Gilda Leiter, 52, has obsessive compulsive disorder or OCD. She's constantly washing and cleaning to avoid germs. She gags easily and if her partner gets sick, “If he throws up, I throw up, that’s my reaction, because vomit makes me vomit."
OCD is considered an anxiety disorder but new research challenges the traditional view that fear is the driving force.
"OCD is often, seems to be driven by other emotions like disgust, that disgust sensitivity around avoiding things, particularly with contamination issues,” said Narthan Shapira, M.D., Ph.D. “OCD might be more relevant to the illness." (:14)
A University of Florida study compared brain images of healthy volunteers and OCD patients as they viewed neutral, fear-inducing and disgusting images.
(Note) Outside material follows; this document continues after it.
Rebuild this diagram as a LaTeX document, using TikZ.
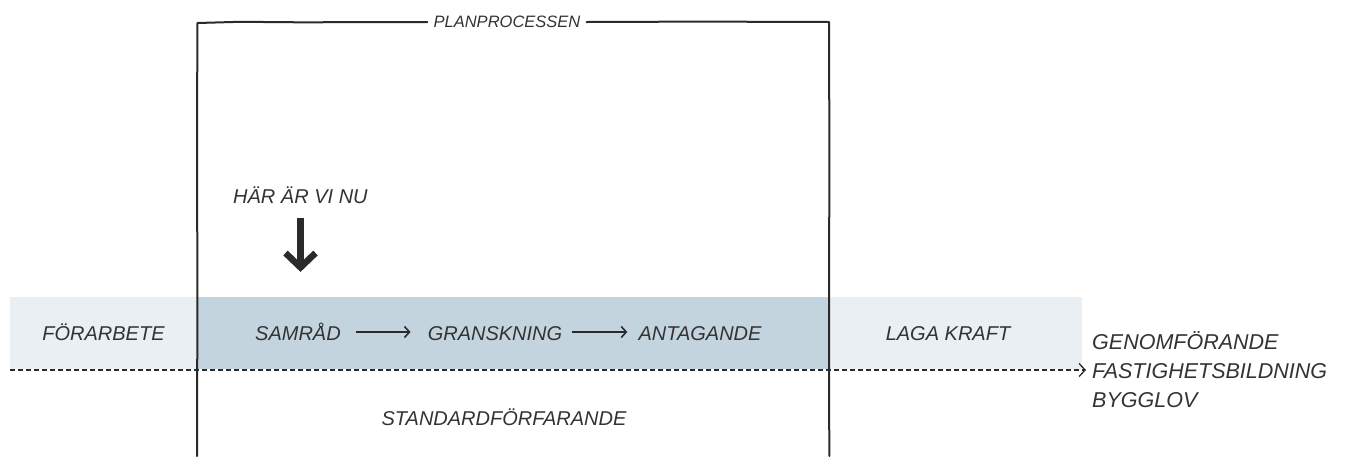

The two groups had different brain responses.
"The OCD subjects when they see fear, it looks very similar to the healthy volunteers but when they see disgust the pattern is much more intense,” Dr. Shapira said.
Now Gilda manages her OCD with medication. "It's helped me tremendously. It’s relieved a lot of the panic and the anxiety and I function much more normally."
But drugs don’t work for everyone.
"About half the people will get mild to moderate response to typical treatments and a little less than half will get essentially no response,” Dr. Shapira continued. “We have an illness where there's a lot of work needs to be done."
Fear and disgust affect different parts of the brain. Understanding the “disgust factor” may help doctors see OCD in a new way.
Researchers say it's too early to say whether these studies will lead to better ways to treat OCD.